Colby was confirmed in a 54-45 vote on Tuesday. McConnell was the only Senate Republican to vote against confirmation, while three Democrats voted in Colby’s favor.

President Donald Trump announced Colby as his pick for the Pentagon post when he was the president-elect.

‘Elbridge Colby’s long public record suggests a willingness to discount the complexity of the challenges facing America, the critical value of our allies and partners, and the urgent need to invest in hard power to preserve American primacy,’ McConnell said in a statement.

‘The prioritization that Mr. Colby argues is fresh, new, and urgently needed is, in fact, a return to an Obama-era conception of a la carte geostrategy. Abandoning Ukraine and Europe and downplaying the Middle East to prioritize the Indo-Pacific is not a clever geopolitical chess move. It is geostrategic self-harm that emboldens our adversaries and drives wedges between America and our allies for them to exploit,’ the senator asserted.

McConnell has voted against multiple Trump nominees this year.

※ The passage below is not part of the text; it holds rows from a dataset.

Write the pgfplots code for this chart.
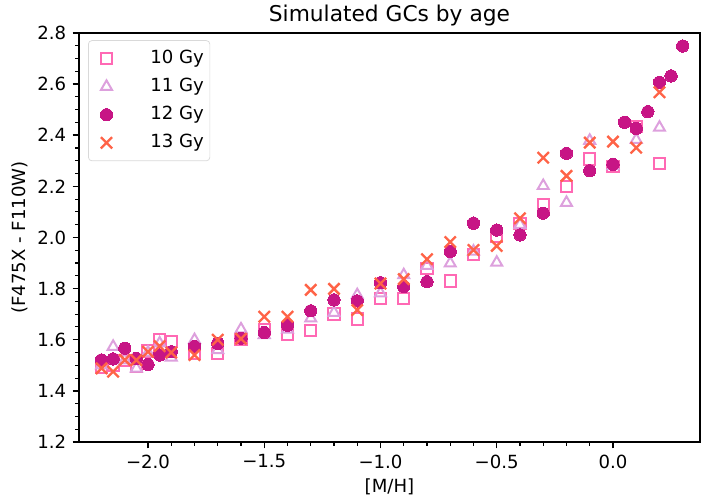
\documentclass[border=0pt]{standalone}
\usepackage{fontspec}
\setmainfont{DejaVu Sans}
\usepackage{pgfplots}
\pgfplotsset{compat=1.18}

\definecolor{ageten}{HTML}{FF69B4}
\definecolor{ageeleven}{HTML}{DDA0DD}
\definecolor{agetwelve}{HTML}{C71585}
\definecolor{agethirteen}{HTML}{FF6347}

\begin{document}
\begin{tikzpicture}
\begin{axis}[
  name=ax, at={(0,0)}, anchor=south west,
  scale only axis, width=342.8pt, height=225.8pt,
  xmin=-2.297, xmax=0.374, ymin=1.2, ymax=2.8,
  xtick={-2,-1.5,-1,-0.5,0},
  xticklabels={−2.0,−1.5,−1.0,−0.5,0.0},
  ytick={1.2,1.4,1.6,1.8,2.0,2.2,2.4,2.6,2.8},
  yticklabels={1.2,1.4,1.6,1.8,2.0,2.2,2.4,2.6,2.8},
  minor x tick num=4, minor y tick num=3,
  tick align=outside, xtick pos=bottom, ytick pos=left,
  major tick length=3.5pt, minor tick length=2pt,
  every tick/.style={black, line width=0.8pt},
  every minor tick/.style={black, line width=0.6pt},
  axis line style={line width=0.8pt},
  tick label style={font=\fontsize{10}{12}\selectfont},
  label style={font=\fontsize{10}{12}\selectfont},
  title style={font=\fontsize{12}{14}\selectfont, at={(axis description cs:0.5,1)}, anchor=center, yshift=3.8pt},
  title={Simulated GCs by age},
  xlabel={[M/H]},
  ylabel={(F475X - F110W)},
  x label style={at={(axis description cs:0.5,0)}, anchor=center, yshift=-24.8pt},
  y label style={at={(axis description cs:0,0.5)}, anchor=center, yshift=32.6pt},
  legend style={at={(axis description cs:0,1)}, anchor=north west, xshift=5pt, yshift=-4pt,
    draw=black!15, rounded corners=2pt, inner xsep=3.3pt, inner ysep=5.3pt,
    font=\fontsize{10}{12}\selectfont, row sep=6.2pt, column sep=20.7pt,
    nodes={inner sep=0pt, text height=7.3pt, text depth=2pt}},
  legend cell align=left,
  legend image code/.code={\path[draw=none, fill=none] (0pt,0pt) -- (10.2pt,0pt); \draw[#1] plot coordinates {(6.7pt,0pt)};},
]

% 10 Gyr models
\addplot[only marks, mark=square, mark size=3.1pt, color=ageten, line width=1.1pt] coordinates {
(-2.2,1.490) (-2.15,1.500) (-2.1,1.520) (-2.05,1.495) (-2.0,1.556) (-1.95,1.600) (-1.9,1.592)
(-1.8,1.548) (-1.7,1.547) (-1.6,1.602) (-1.5,1.640) (-1.4,1.620) (-1.3,1.635) (-1.2,1.701)
(-1.1,1.681) (-1.0,1.762) (-0.9,1.762) (-0.8,1.880) (-0.7,1.830) (-0.6,1.932) (-0.5,2.006)
(-0.4,2.056) (-0.3,2.127) (-0.2,2.199) (-0.1,2.307) (0.0,2.277) (0.1,2.435) (0.2,2.290)
};
\addlegendentry{10 Gy}

% 11 Gyr models
\addplot[only marks, mark=triangle, mark size=3.5pt, color=ageeleven, line width=1.1pt] coordinates {
(-2.2,1.500) (-2.15,1.573) (-2.1,1.520) (-2.05,1.488) (-2.0,1.550) (-1.95,1.586) (-1.9,1.531)
(-1.8,1.599) (-1.7,1.560) (-1.6,1.641) (-1.5,1.619) (-1.4,1.640) (-1.3,1.684) (-1.2,1.706)
(-1.1,1.775) (-1.0,1.782) (-0.9,1.853) (-0.8,1.890) (-0.7,1.899) (-0.6,1.945) (-0.5,1.902)
(-0.4,2.050) (-0.3,2.202) (-0.2,2.136) (-0.1,2.379) (0.0,2.280) (0.1,2.382) (0.2,2.430)
};
\addlegendentry{11 Gy}

% 12 Gyr models
\addplot[only marks, mark=*, mark size=3.4pt, color=agetwelve, line width=0pt] coordinates {
(-2.2,1.521) (-2.15,1.525) (-2.1,1.567) (-2.05,1.527) (-2.0,1.503) (-1.95,1.540) (-1.9,1.553)
(-1.8,1.574) (-1.7,1.586) (-1.6,1.606) (-1.5,1.628) (-1.4,1.657) (-1.3,1.713) (-1.2,1.756)
(-1.1,1.752) (-1.0,1.823) (-0.9,1.808) (-0.8,1.827) (-0.7,1.945) (-0.6,2.056) (-0.5,2.029)
(-0.4,2.010) (-0.3,2.095) (-0.2,2.329) (-0.1,2.261) (0.0,2.286) (0.05,2.451) (0.1,2.427)
(0.15,2.492) (0.2,2.607) (0.25,2.632) (0.3,2.749)
};
\addlegendentry{12 Gy}

% 13 Gyr models
\addplot[only marks, mark=x, mark size=4.4pt, color=agethirteen, line width=1.3pt] coordinates {
(-2.2,1.488) (-2.15,1.475) (-2.1,1.521) (-2.05,1.520) (-2.0,1.553) (-1.95,1.575) (-1.9,1.550)
(-1.8,1.540) (-1.7,1.600) (-1.6,1.604) (-1.5,1.690) (-1.4,1.690) (-1.3,1.795) (-1.2,1.799)
(-1.1,1.716) (-1.0,1.820) (-0.9,1.837) (-0.8,1.915) (-0.7,1.982) (-0.6,1.951) (-0.5,1.967)
(-0.4,2.075) (-0.3,2.312) (-0.2,2.241) (-0.1,2.371) (0.0,2.375) (0.1,2.351) (0.2,2.568)
};
\addlegendentry{13 Gy}

\end{axis}
\pgfresetboundingbox
\path[use as bounding box] (-43.6pt,-31.5pt) rectangle (343.4pt,244pt);
\end{tikzpicture}
\end{document}
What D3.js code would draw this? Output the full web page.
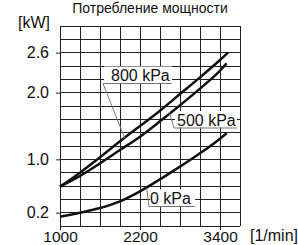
<!DOCTYPE html>
<html><head><meta charset="utf-8">
<script src="https://cdn.jsdelivr.net/npm/d3@7"></script>
<style>html,body{margin:0;padding:0;background:#fff;}svg{display:block;font-family:"Liberation Sans",Arial,sans-serif;}</style>
</head><body>
<script>
const title = "Потребление мощности";
const yUnit = "[kW]";
const xUnit = "[1/min]";
const xTicks = [1000, 2200, 3400];
const yTicks = [0.2, 1.0, 2.0, 2.6];
const rpm800 = [1000, 1300, 1600, 1900, 2200, 2500, 2800, 3100, 3400, 3520];
const kw800  = [0.59, 0.80, 1.03, 1.27, 1.50, 1.73, 1.98, 2.23, 2.49, 2.60];
const rpm500 = [1000, 1300, 1600, 1900, 2200, 2500, 2800, 3100, 3400, 3500];
const kw500  = [0.59, 0.75, 0.94, 1.14, 1.34, 1.57, 1.81, 2.06, 2.33, 2.44];
const rpm0   = [1000, 1300, 1600, 1900, 2200, 2500, 2800, 3100, 3400, 3500];
const kw0    = [0.14, 0.20, 0.27, 0.37, 0.52, 0.70, 0.89, 1.09, 1.31, 1.39];
const seriesNames = ["800 kPa", "500 kPa", "0 kPa"];

const W = 298, H = 245;
const svg = d3.select("body").append("svg").attr("width", W).attr("height", H);
const x = d3.scaleLinear().domain([1000, 3700]).range([60, 240]);
const y = d3.scaleLinear().domain([0, 3.0]).range([226, 26]);

// grid
const gx = d3.range(1000, 3701, 300), gy = d3.range(0, 3.001, 0.2);
svg.append("g").selectAll("line").data(gx).join("line")
  .attr("x1", d => x(d)).attr("x2", d => x(d)).attr("y1", y(0)).attr("y2", y(3.0))
  .attr("stroke", "#222").attr("stroke-width", 1).attr("shape-rendering", "crispEdges");
svg.append("g").selectAll("line").data(gy).join("line")
  .attr("x1", x(1000)).attr("x2", x(3700)).attr("y1", d => y(d)).attr("y2", d => y(d))
  .attr("stroke", "#222").attr("stroke-width", 1).attr("shape-rendering", "crispEdges");

// axes
const fs = 16;
const xa = svg.append("g").attr("transform", `translate(0,${y(0)})`)
  .call(d3.axisBottom(x).tickValues(xTicks).tickSize(4).tickPadding(1).tickFormat(d3.format("d")));
const ya = svg.append("g").attr("transform", `translate(${x(1000)},0)`)
  .call(d3.axisLeft(y).tickValues(yTicks).tickSize(4).tickPadding(7).tickFormat(d3.format(".1f")));
[xa, ya].forEach(a => {
  a.select(".domain").remove();
  a.selectAll("line").attr("stroke", "#222");
  a.selectAll("text").attr("font-size", fs).attr("fill", "#111").attr("font-family", "Liberation Sans, Arial, sans-serif");
});
xa.selectAll("text").attr("font-size", 15.5);

// curves
const line = d3.line().x(d => x(d[0])).y(d => y(d[1])).curve(d3.curveMonotoneX);
[[rpm800, kw800], [rpm500, kw500], [rpm0, kw0]].forEach(([r, k]) => {
  svg.append("path").datum(r.map((v, i) => [v, k[i]])).attr("d", line)
    .attr("fill", "none").attr("stroke", "#111").attr("stroke-width", 2.5);
});

// labels with leaders
function label(txt, tx, ty, ux0, ux1, uy, lx, ly) {
  svg.append("rect").attr("x", ux0 + 1).attr("y", uy - 17).attr("width", ux1 - ux0 - 1).attr("height", 16.5).attr("fill", "#fff");
  svg.append("text").attr("x", tx).attr("y", ty).attr("font-size", fs).attr("fill", "#111").text(txt);
  svg.append("line").attr("x1", ux0).attr("x2", ux1).attr("y1", uy).attr("y2", uy).attr("stroke", "#777").attr("stroke-width", 1);
  svg.append("line").attr("x1", ux0).attr("x2", lx).attr("y1", uy).attr("y2", ly).attr("stroke", "#777").attr("stroke-width", 1);
}
label(seriesNames[0], 111, 81, 103, 172, 83.5, x(1970), y(1.32));
label(seriesNames[1], 177, 126, 174, 237, 128, x(2640), y(1.71));
label(seriesNames[2], 150, 204, 149, 195, 206.5, x(2300), y(0.57));

// titles
svg.append("text").attr("x", 150).attr("y", 13).attr("text-anchor", "middle").attr("font-size", 14).attr("fill", "#111").text(title);
svg.append("text").attr("x", 18).attr("y", 28).attr("font-size", fs).attr("fill", "#111").text(yUnit);
svg.append("text").attr("x", 250).attr("y", 241).attr("font-size", fs).attr("fill", "#111").text(xUnit);
</script>
</body></html>
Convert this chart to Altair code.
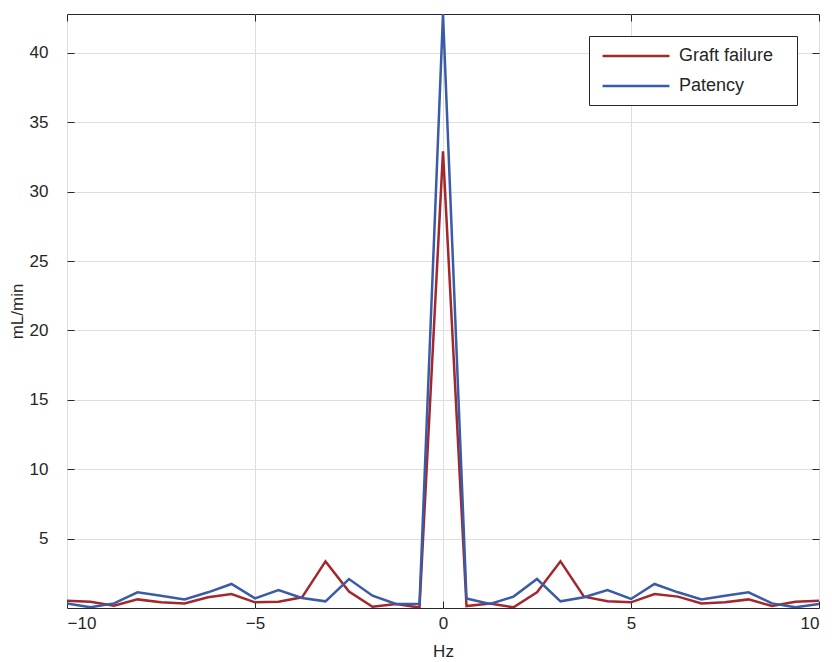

‘Mr. Colby’s confirmation leaves open the door for the less-polished standard-bearers of restraint and retrenchment at the Pentagon to do irreparable damage to the system of alliances and partnerships which serve as force multipliers to U.S. leadership. It encourages isolationist perversions of peace through strength to continue apace at the highest levels of Administration policymaking,’ McConnell said.

Vance spoke out in support of Colby last month at a Senate Armed Services Committee hearing on Colby’s nomination.